Turkish Meat Bread
Author and journalist Anissa Helou discovered this recipe during one of her many trips through the markets and bazaars of the Mediterranean region.
Martha Stewart Living Television
For the Dough
- 1/2 teaspoon active dry yeast
- 1/2 cup warm water (110 degrees)
- 1 3/4 cups all-purpose flour, plus more for kneading
- 1/4 teaspoon coarse salt
- 1 tablespoon extra-virgin olive oil
For the Topping
- 1 medium onion, very finely chopped
- 1 large tomato, peeled and finely diced
- 7 ounces (about 1 cup) lean ground lamb
- 1 teaspoon freshly squeezed lemon juice, or more to taste
- 1/2 teaspoon ground allspice
- 1/4 teaspoon ground cinnamon
- 1/4 teaspoon cayenne pepper
- 1/8 teaspoon finely ground black pepper
- Coarse salt
- Stir yeast into 1/4 cup of the water; set aside for 10 minutes.

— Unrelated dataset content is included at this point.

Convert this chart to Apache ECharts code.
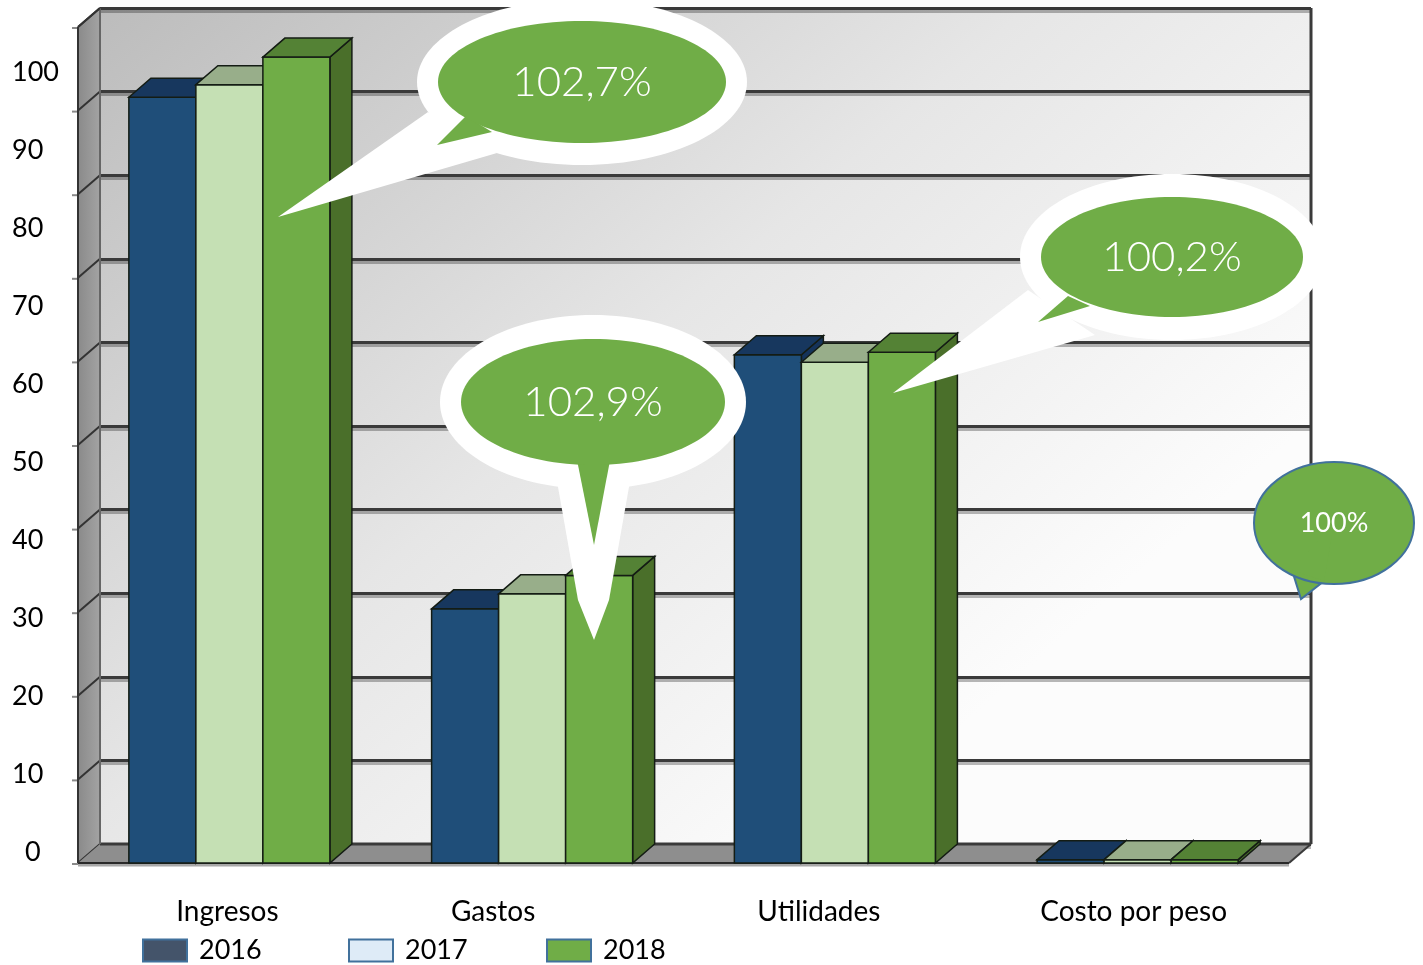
<!DOCTYPE html>
<html>
<head>
<meta charset="utf-8">
<script src="https://cdn.jsdelivr.net/npm/echarts@6/dist/echarts.min.js"></script>
<style>
html,body{margin:0;padding:0;background:#fff;}
#chart{width:1423px;height:965px;}
</style>
</head>
<body>
<div id="chart"></div>
<script>
// ---- data ----
const categories = ['Ingresos', 'Gastos', 'Utilidades', 'Costo por peso'];
const years = ['2016', '2017', '2018'];
const values2016 = [91.6, 30.4, 60.8, 0.4];
const values2017 = [93.1, 32.2, 59.9, 0.4];
const values2018 = [96.4, 34.4, 61.1, 0.4];
const yTicks = [0, 10, 20, 30, 40, 50, 60, 70, 80, 90, 100];
const calloutTexts = ['102,7%', '102,9%', '100,2%', '100%'];

// ---- layout / style ----
const FONT = 'Lato, "Noto Sans", sans-serif';
const DX = 22, DY = -19;
const GAP = 0.336;
const labelShift = [2, 39, 16, 4]; // px to move category labels left
const barColors = [
  {front: '#1F4E79', top: '#17375E', side: '#15335A'},
  {front: '#C5E0B4', top: '#98AE8A', side: '#98AE8A'},
  {front: '#70AD47', top: '#548235', side: '#4A6F2A'}
];
const legendColors = ['#44546A', '#DEEBF7', '#70AD47'];
const legendLeft = [142, 348, 546];
const seriesValues = [values2016, values2017, values2018];

function makeBarRenderer(sIdx) {
  const c = barColors[sIdx];
  return function (params, api) {
    const cat = api.value(0), val = api.value(1);
    const base = api.coord([cat, 0]);
    const top = api.coord([cat, val]);
    const band = api.size([1, 0])[0];
    const bw = band * (1 - GAP) / 3;
    const x0 = base[0] - 1.5 * bw + sIdx * bw;
    const x1 = x0 + bw;
    const yb = base[1], yt = top[1];
    const stroke = '#141c14';
    return {
      type: 'group',
      children: [
        {type: 'polygon', shape: {points: [[x1, yt], [x1 + DX, yt + DY], [x1 + DX, yb + DY], [x1, yb]]},
          style: {fill: c.side, stroke: stroke, lineWidth: 1.5}},
        {type: 'rect', shape: {x: x0, y: yt, width: bw, height: yb - yt},
          style: {fill: c.front, stroke: stroke, lineWidth: 1.5}},
        {type: 'polygon', shape: {points: [[x0, yt], [x0 + DX, yt + DY], [x1 + DX, yt + DY], [x1, yt]]},
          style: {fill: c.top, stroke: stroke, lineWidth: 1.5}}
      ]
    };
  };
}

function renderWalls(params, api) {
  const cs = params.coordSys;
  const L = cs.x, R = cs.x + cs.width, T = cs.y, B = cs.y + cs.height;
  const ch = [];
  ch.push({type: 'polygon', shape: {points: [[L, T], [L + DX, T + DY], [L + DX, B + DY], [L, B]]},
    style: {fill: new echarts.graphic.LinearGradient(0, 0, 1, 0, [{offset: 0, color: '#8a8a8a'}, {offset: 1, color: '#a3a3a3'}])}});
  yTicks.forEach(function (t) {
    const y = api.coord([0, t])[1];
    ch.push({type: 'line', shape: {x1: L, y1: y, x2: L + DX, y2: y + DY}, style: {stroke: '#333', lineWidth: 2}});
    ch.push({type: 'line', shape: {x1: L - 6, y1: y + 1, x2: L, y2: y + 1}, style: {stroke: '#8a8a8a', lineWidth: 2}});
  });
  ch.push({type: 'polygon', shape: {points: [[L, B], [L + DX, B + DY], [R + DX, B + DY], [R, B]]},
    style: {fill: '#8e8e8e'}});
  ch.push({type: 'line', shape: {x1: L + DX, y1: B + DY, x2: R + DX, y2: B + DY}, style: {stroke: '#3a3a3a', lineWidth: 3}});
  ch.push({type: 'line', shape: {x1: L, y1: B + 2, x2: R, y2: B + 2}, style: {stroke: '#a8a8a8', lineWidth: 3}});
  ch.push({type: 'line', shape: {x1: L, y1: B, x2: R, y2: B}, style: {stroke: '#2a2a2a', lineWidth: 2}});
  ch.push({type: 'line', shape: {x1: R, y1: B, x2: R + DX, y2: B + DY}, style: {stroke: '#3a3a3a', lineWidth: 2}});
  ch.push({type: 'line', shape: {x1: L, y1: T, x2: L, y2: B}, style: {stroke: '#333', lineWidth: 2}});
  ch.push({type: 'line', shape: {x1: L + DX, y1: T + DY, x2: L + DX, y2: B + DY}, style: {stroke: '#666', lineWidth: 2}});
  ch.push({type: 'line', shape: {x1: L, y1: T, x2: L + DX, y2: T + DY}, style: {stroke: '#333', lineWidth: 2}});
  ch.push({type: 'line', shape: {x1: R + DX, y1: T + DY, x2: R + DX, y2: B + DY}, style: {stroke: '#3a3a3a', lineWidth: 3}});
  return {type: 'group', children: ch};
}

const chart = echarts.init(document.getElementById('chart'), null, {renderer: 'canvas'});

const series = [{
  type: 'custom', name: 'walls', xAxisIndex: 0, yAxisIndex: 0, z: 1, clip: false,
  renderItem: renderWalls, data: [[0, 0]], silent: true
}];
years.forEach(function (y, i) {
  series.push({
    type: 'custom', name: y, xAxisIndex: 0, yAxisIndex: 0, z: 2 + i, clip: false,
    renderItem: makeBarRenderer(i), encode: {x: 0, y: 1},
    itemStyle: {color: legendColors[i]},
    data: seriesValues[i].map(function (v, k) { return [k, v]; })
  });
});

function bubble(cx, cy, rx, ry, ring, whiteTail, greenTail, text, fs, border) {
  const els = [];
  if (ring) {
    els.push({type: 'ellipse', shape: {cx: cx, cy: cy, rx: rx + ring[0], ry: ry + ring[1]}, style: {fill: '#fff'}, z: 100});
    els.push({type: 'polygon', shape: {points: whiteTail}, style: {fill: '#fff'}, z: 100});
  }
  els.push({type: 'polygon', shape: {points: greenTail}, style: {fill: '#70AD47', stroke: border || null, lineWidth: border ? 2 : 0}, z: 101});
  els.push({type: 'ellipse', shape: {cx: cx, cy: cy, rx: rx, ry: ry}, style: {fill: '#70AD47', stroke: border || null, lineWidth: border ? 2 : 0}, z: 102});
  if (border) {
    els.push({type: 'polygon', shape: {points: [greenTail[0], greenTail[1], [cx, cy]]}, style: {fill: '#70AD47'}, z: 103});
  }
  els.push({type: 'text', x: cx, y: cy, style: {text: text, fill: '#fff', fontSize: fs, fontWeight: fs > 30 ? 300 : 'normal', fontFamily: FONT, align: 'center', verticalAlign: 'middle'}, z: 104});
  return els;
}

const graphics = [].concat(
  bubble(582, 82, 144, 61, [21, 22], [[428, 112], [497, 153], [278, 217]], [[466, 116], [492, 132], [437, 145]], calloutTexts[0], 42),
  bubble(593, 402, 132, 63, [21, 24], [[555, 470], [632, 470], [609, 600], [594, 640], [578, 600]], [[576, 455], [611, 455], [594, 545]], calloutTexts[1], 42),
  bubble(1172, 257, 131, 60, [21, 23], [[1028, 290], [1095, 335], [893, 393]], [[1068, 296], [1090, 306], [1038, 322]], calloutTexts[2], 42),
  bubble(1334, 523, 80, 61, null, null, [[1292, 570], [1324, 581], [1301, 599]], calloutTexts[3], 27, '#41719C')
);

const option = {
  animation: false,
  backgroundColor: '#fff',
  grid: [
    {left: 78, top: 27, width: 1211, height: 836, show: false},
    {left: 100, top: 8, width: 1211, height: 836, show: true, borderWidth: 0,
      backgroundColor: new echarts.graphic.LinearGradient(0, 0, 0.6, 1, [{offset: 0, color: '#bcbcbc'}, {offset: 0.55, color: '#e6e6e6'}, {offset: 1, color: '#fcfcfc'}])},
    {left: 60, top: 72, width: 10, height: 780, show: false}
  ],
  xAxis: [
    {type: 'category', gridIndex: 0, boundaryGap: true,
      data: categories.map(function (c, i) { return {value: c, textStyle: {padding: [0, labelShift[i] * 2, 0, 0]}}; }),
      axisLine: {show: false}, axisTick: {show: false}, splitLine: {show: false},
      axisLabel: {fontSize: 28, fontFamily: FONT, color: '#000', margin: 35, interval: 0}},
    {type: 'value', gridIndex: 1, show: false},
    {type: 'value', gridIndex: 2, show: false}
  ],
  yAxis: [
    {type: 'value', gridIndex: 0, min: 0, max: 100, interval: 10, show: false},
    {type: 'value', gridIndex: 1, min: 0, max: 100, interval: 10,
      axisLine: {show: false}, axisTick: {show: false}, axisLabel: {show: false},
      splitLine: {show: true, lineStyle: {color: '#3a3a3a', width: 3, shadowColor: 'rgba(0,0,0,0.28)', shadowOffsetY: 3, shadowBlur: 0}}},
    {type: 'value', gridIndex: 2, min: 0, max: 100, interval: 10,
      axisLine: {show: false}, axisTick: {show: false}, splitLine: {show: false},
      axisLabel: {align: 'left', margin: 48, color: '#000',
        formatter: function (v) { return v === 0 ? '{z|0}' : '{n|' + v + '}'; },
        rich: {
          z: {fontSize: 27, fontFamily: FONT, color: '#000', padding: [0, 0, 0, 13]},
          n: {fontSize: 27, fontFamily: FONT, color: '#000'}
        }}}
  ],
  legend: years.map(function (y, i) {
    return {
      left: legendLeft[i], top: 937, padding: 0, itemWidth: 44, itemHeight: 22, icon: 'rect',
      selectedMode: false,
      textStyle: {fontSize: 27, fontFamily: FONT, color: '#000', padding: [0, 0, 0, 7]},
      data: [{name: y, icon: 'rect', itemStyle: {color: legendColors[i], borderColor: '#41719C', borderWidth: 2}}]
    };
  }),
  series: series,
  graphic: graphics
};
chart.setOption(option);
</script>
</body>
</html>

- Sift flour into a large bowl, and make a well in the center. Add salt and olive oil, and work in with your fingers, then add the yeast mixture and remaining 1/4 cup water. Transfer to a clean work surface, and knead for 5 minutes, or until you have a smooth, elastic dough. Cover the bowl with plastic wrap, and let rest in a warm place for 30 minutes.
- While the dough is resting, combine all the ingredients for the topping in a large bowl.
- Preheat the oven to 500 degrees. Line two baking sheet with parchment paper. Divide the dough into 4 equal pieces, and roll each into a ball. Take 1 ball, flatten it with your hands into a 5-inch disk, then pull and stretch into a long oval (the bread will be quite thin). Transfer to one of the prepared baking sheets. Using your fingers, make indentations just inside the edges. Spread a quarter of the topping all over. Repeat the procedure with the remaining dough and topping.
- Bake until lightly golden, 12 to 15 minutes. Serve immediately.